• Exercise objective
Transcribe the material verbatim in full; the pictures do not belong in the copy.
::::::
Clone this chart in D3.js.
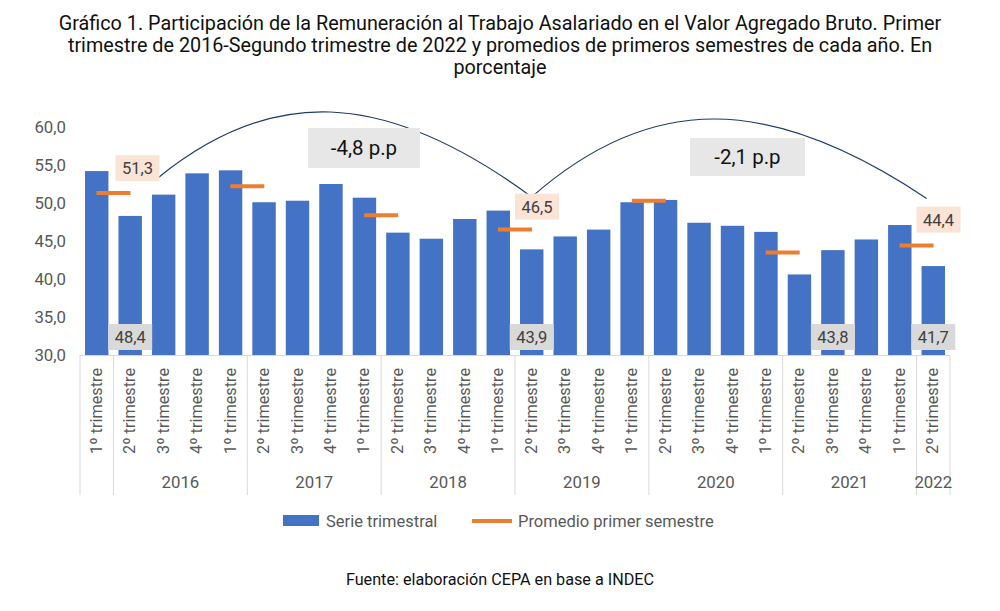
<!DOCTYPE html><html><head><meta charset="utf-8">
<script src="https://cdn.jsdelivr.net/npm/d3@7"></script>
<style>body{margin:0;background:#fff;font-family:Roboto,"Noto Sans",sans-serif}</style></head><body>
<svg id="c" width="1000" height="611"></svg>
<script>
const quarters=["1º trimestre","2º trimestre","3º trimestre","4º trimestre","1º trimestre","2º trimestre","3º trimestre","4º trimestre","1º trimestre","2º trimestre","3º trimestre","4º trimestre","1º trimestre","2º trimestre","3º trimestre","4º trimestre","1º trimestre","2º trimestre","3º trimestre","4º trimestre","1º trimestre","2º trimestre","3º trimestre","4º trimestre","1º trimestre","2º trimestre"];
const values=[54.2,48.3,51.1,53.9,54.3,50.1,50.3,52.5,50.7,46.1,45.3,47.9,49.0,43.9,45.6,46.5,50.1,50.4,47.4,47.0,46.2,40.6,43.8,45.2,47.1,41.7];
const avgPos=[0,4,8,12,16,20,24];
const avgVals=[51.3,52.2,48.4,46.5,50.3,43.5,44.4];
const years=[{label:"",from:0,to:0},{label:"2016",from:1,to:4},{label:"2017",from:5,to:8},{label:"2018",from:9,to:12},{label:"2019",from:13,to:16},{label:"2020",from:17,to:20},{label:"2021",from:21,to:24},{label:"2022",from:25,to:25}];
const yTicks=[30,35,40,45,50,55,60];
const peachLabels=[{i:0.5,v:51.3,dy:-25,dx:24,t:"51,3"},{i:12.5,v:46.5,dx:22,dy:-23,t:"46,5"},{i:24.5,v:44.4,dx:22,dy:-26,t:"44,4"}];
const grayLabels=[{i:1,t:"48,4"},{i:13,t:"43,9"},{i:22,t:"43,8"},{i:25,t:"41,7"}];

const svg=d3.select("#c");
const x=d3.scaleBand().domain(d3.range(values.length)).range([80,950]).paddingInner(0.3).paddingOuter(0.15);
const y=d3.scaleLinear().domain([30,60]).range([355,127]);
const cx=i=>x(Math.floor(i))+x.bandwidth()/2+(i%1)*x.step();

const title=["Gráfico 1. Participación de la Remuneración al Trabajo Asalariado en el Valor Agregado Bruto. Primer","trimestre de 2016-Segundo trimestre de 2022 y promedios de primeros semestres de cada año. En","porcentaje"];
svg.selectAll(".t").data(title).join("text").attr("x",500).attr("y",(d,i)=>30+i*22).attr("text-anchor","middle").attr("font-size",19.8).attr("fill","#111").text(d=>d);

svg.selectAll(".yt").data(yTicks).join("text").attr("x",66).attr("y",d=>y(d)+6).attr("text-anchor","end").attr("font-size",16.8).attr("fill","#595959").text(d=>d.toFixed(1).replace(".",","));

svg.selectAll(".b").data(values).join("rect").attr("x",(d,i)=>x(i)).attr("width",x.bandwidth()).attr("y",d=>y(d)).attr("height",d=>y(30)-y(d)).attr("fill","#4472C4");

svg.append("line").attr("x1",80).attr("x2",950).attr("y1",355.5).attr("y2",355.5).attr("stroke","#d9d9d9");
const seps=[80].concat(years.map(g=>x(g.to)+x.bandwidth()+(x.step()-x.bandwidth())/2));
seps[seps.length-1]=950;
svg.selectAll(".s").data(seps).join("line").attr("x1",d=>d).attr("x2",d=>d).attr("y1",355).attr("y2",495).attr("stroke","#d9d9d9");
svg.selectAll(".q").data(quarters).join("text").attr("transform",(d,i)=>`translate(${x(i)+x.bandwidth()/2+5},454) rotate(-90)`).attr("font-size",16.3).attr("fill","#595959").text(d=>d);
svg.selectAll(".yr").data(years).join("text").attr("x",d=>(cx(d.from)+cx(d.to))/2).attr("y",488).attr("text-anchor","middle").attr("font-size",16.8).attr("fill","#595959").text(d=>d.label);

const arcs=[{a:1.8,y0:53.2,b:13,y1:50.8,top:65.3},{a:13,y0:50.8,b:24.8,y1:50.6,top:64.5}];
svg.selectAll(".arc").data(arcs).join("path").attr("fill","none").attr("stroke","#1F3A6E").attr("stroke-width",1.2)
 .attr("d",d=>{const x0=cx(d.a),x1=cx(d.b);return `M${x0},${y(d.y0)} C${x0+(x1-x0)*0.3},${y(d.top)} ${x0+(x1-x0)*0.6},${y(d.top)} ${x1},${y(d.y1)}`;});

svg.selectAll(".a").data(avgVals).join("line").attr("x1",(d,i)=>cx(avgPos[i]+0.5)-17).attr("x2",(d,i)=>cx(avgPos[i]+0.5)+17).attr("y1",d=>y(d)).attr("y2",d=>y(d)).attr("stroke","#ED7D31").attr("stroke-width",4);

peachLabels.forEach(p=>{const px=cx(p.i)+p.dx,py=y(p.v)+p.dy;
 svg.append("rect").attr("x",px-22).attr("y",py-13).attr("width",44).attr("height",26).attr("fill","#FBE3D6");
 svg.append("text").attr("x",px).attr("y",py+6).attr("text-anchor","middle").attr("font-size",16.5).attr("fill","#404040").text(p.t);});
grayLabels.forEach(p=>{const px=cx(p.i),py=337;
 svg.append("rect").attr("x",px-22).attr("y",py-13).attr("width",44).attr("height",26).attr("fill","#D9D9D9");
 svg.append("text").attr("x",px).attr("y",py+6).attr("text-anchor","middle").attr("font-size",16.5).attr("fill","#404040").text(p.t);});

[{x:308,y:128,w:112,h:40,t:"-4,8 p.p"},{x:690,y:138,w:115,h:38,t:"-2,1 p.p"}].forEach(b=>{
 svg.append("rect").attr("x",b.x).attr("y",b.y).attr("width",b.w).attr("height",b.h).attr("fill","#E7E7E7");
 svg.append("text").attr("x",b.x+b.w/2).attr("y",b.y+b.h/2+7).attr("text-anchor","middle").attr("font-size",20.5).attr("fill","#111").text(b.t);});

svg.append("rect").attr("x",283).attr("y",515).attr("width",36).attr("height",11).attr("fill","#4472C4");
svg.append("text").attr("x",326).attr("y",527).attr("font-size",16.5).attr("fill","#595959").text("Serie trimestral");
svg.append("line").attr("x1",472).attr("x2",512).attr("y1",521).attr("y2",521).attr("stroke","#ED7D31").attr("stroke-width",4);
svg.append("text").attr("x",518).attr("y",527).attr("font-size",16.5).attr("fill","#595959").text("Promedio primer semestre");

svg.append("text").attr("x",500).attr("y",585).attr("text-anchor","middle").attr("font-size",16.2).attr("fill","#111").text("Fuente: elaboración CEPA en base a INDEC");
</script></body></html>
::::::
• Solution for this problem
Clone this chart in D3.js.
<!DOCTYPE html><html><head><meta charset="utf-8">
<script src="https://cdn.jsdelivr.net/npm/d3@7"></script>
<style>body{margin:0;background:#fff;font-family:Roboto,"Noto Sans",sans-serif}</style></head><body>
<svg id="c" width="1000" height="611"></svg>
<script>
const quarters=["1º trimestre","2º trimestre","3º trimestre","4º trimestre","1º trimestre","2º trimestre","3º trimestre","4º trimestre","1º trimestre","2º trimestre","3º trimestre","4º trimestre","1º trimestre","2º trimestre","3º trimestre","4º trimestre","1º trimestre","2º trimestre","3º trimestre","4º trimestre","1º trimestre","2º trimestre","3º trimestre","4º trimestre","1º trimestre","2º trimestre"];
const values=[54.2,48.3,51.1,53.9,54.3,50.1,50.3,52.5,50.7,46.1,45.3,47.9,49.0,43.9,45.6,46.5,50.1,50.4,47.4,47.0,46.2,40.6,43.8,45.2,47.1,41.7];
const avgPos=[0,4,8,12,16,20,24];
const avgVals=[51.3,52.2,48.4,46.5,50.3,43.5,44.4];
const years=[{label:"",from:0,to:0},{label:"2016",from:1,to:4},{label:"2017",from:5,to:8},{label:"2018",from:9,to:12},{label:"2019",from:13,to:16},{label:"2020",from:17,to:20},{label:"2021",from:21,to:24},{label:"2022",from:25,to:25}];
const yTicks=[30,35,40,45,50,55,60];
const peachLabels=[{i:0.5,v:51.3,dy:-25,dx:24,t:"51,3"},{i:12.5,v:46.5,dx:22,dy:-23,t:"46,5"},{i:24.5,v:44.4,dx:22,dy:-26,t:"44,4"}];
const grayLabels=[{i:1,t:"48,4"},{i:13,t:"43,9"},{i:22,t:"43,8"},{i:25,t:"41,7"}];

const svg=d3.select("#c");
const x=d3.scaleBand().domain(d3.range(values.length)).range([80,950]).paddingInner(0.3).paddingOuter(0.15);
const y=d3.scaleLinear().domain([30,60]).range([355,127]);
const cx=i=>x(Math.floor(i))+x.bandwidth()/2+(i%1)*x.step();

const title=["Gráfico 1. Participación de la Remuneración al Trabajo Asalariado en el Valor Agregado Bruto. Primer","trimestre de 2016-Segundo trimestre de 2022 y promedios de primeros semestres de cada año. En","porcentaje"];
svg.selectAll(".t").data(title).join("text").attr("x",500).attr("y",(d,i)=>30+i*22).attr("text-anchor","middle").attr("font-size",19.8).attr("fill","#111").text(d=>d);

svg.selectAll(".yt").data(yTicks).join("text").attr("x",66).attr("y",d=>y(d)+6).attr("text-anchor","end").attr("font-size",16.8).attr("fill","#595959").text(d=>d.toFixed(1).replace(".",","));

svg.selectAll(".b").data(values).join("rect").attr("x",(d,i)=>x(i)).attr("width",x.bandwidth()).attr("y",d=>y(d)).attr("height",d=>y(30)-y(d)).attr("fill","#4472C4");

svg.append("line").attr("x1",80).attr("x2",950).attr("y1",355.5).attr("y2",355.5).attr("stroke","#d9d9d9");
const seps=[80].concat(years.map(g=>x(g.to)+x.bandwidth()+(x.step()-x.bandwidth())/2));
seps[seps.length-1]=950;
svg.selectAll(".s").data(seps).join("line").attr("x1",d=>d).attr("x2",d=>d).attr("y1",355).attr("y2",495).attr("stroke","#d9d9d9");
svg.selectAll(".q").data(quarters).join("text").attr("transform",(d,i)=>`translate(${x(i)+x.bandwidth()/2+5},454) rotate(-90)`).attr("font-size",16.3).attr("fill","#595959").text(d=>d);
svg.selectAll(".yr").data(years).join("text").attr("x",d=>(cx(d.from)+cx(d.to))/2).attr("y",488).attr("text-anchor","middle").attr("font-size",16.8).attr("fill","#595959").text(d=>d.label);

const arcs=[{a:1.8,y0:53.2,b:13,y1:50.8,top:65.3},{a:13,y0:50.8,b:24.8,y1:50.6,top:64.5}];
svg.selectAll(".arc").data(arcs).join("path").attr("fill","none").attr("stroke","#1F3A6E").attr("stroke-width",1.2)
 .attr("d",d=>{const x0=cx(d.a),x1=cx(d.b);return `M${x0},${y(d.y0)} C${x0+(x1-x0)*0.3},${y(d.top)} ${x0+(x1-x0)*0.6},${y(d.top)} ${x1},${y(d.y1)}`;});

svg.selectAll(".a").data(avgVals).join("line").attr("x1",(d,i)=>cx(avgPos[i]+0.5)-17).attr("x2",(d,i)=>cx(avgPos[i]+0.5)+17).attr("y1",d=>y(d)).attr("y2",d=>y(d)).attr("stroke","#ED7D31").attr("stroke-width",4);

peachLabels.forEach(p=>{const px=cx(p.i)+p.dx,py=y(p.v)+p.dy;
 svg.append("rect").attr("x",px-22).attr("y",py-13).attr("width",44).attr("height",26).attr("fill","#FBE3D6");
 svg.append("text").attr("x",px).attr("y",py+6).attr("text-anchor","middle").attr("font-size",16.5).attr("fill","#404040").text(p.t);});
grayLabels.forEach(p=>{const px=cx(p.i),py=337;
 svg.append("rect").attr("x",px-22).attr("y",py-13).attr("width",44).attr("height",26).attr("fill","#D9D9D9");
 svg.append("text").attr("x",px).attr("y",py+6).attr("text-anchor","middle").attr("font-size",16.5).attr("fill","#404040").text(p.t);});

[{x:308,y:128,w:112,h:40,t:"-4,8 p.p"},{x:690,y:138,w:115,h:38,t:"-2,1 p.p"}].forEach(b=>{
 svg.append("rect").attr("x",b.x).attr("y",b.y).attr("width",b.w).attr("height",b.h).attr("fill","#E7E7E7");
 svg.append("text").attr("x",b.x+b.w/2).attr("y",b.y+b.h/2+7).attr("text-anchor","middle").attr("font-size",20.5).attr("fill","#111").text(b.t);});

svg.append("rect").attr("x",283).attr("y",515).attr("width",36).attr("height",11).attr("fill","#4472C4");
svg.append("text").attr("x",326).attr("y",527).attr("font-size",16.5).attr("fill","#595959").text("Serie trimestral");
svg.append("line").attr("x1",472).attr("x2",512).attr("y1",521).attr("y2",521).attr("stroke","#ED7D31").attr("stroke-width",4);
svg.append("text").attr("x",518).attr("y",527).attr("font-size",16.5).attr("fill","#595959").text("Promedio primer semestre");

svg.append("text").attr("x",500).attr("y",585).attr("text-anchor","middle").attr("font-size",16.2).attr("fill","#111").text("Fuente: elaboración CEPA en base a INDEC");
</script></body></html>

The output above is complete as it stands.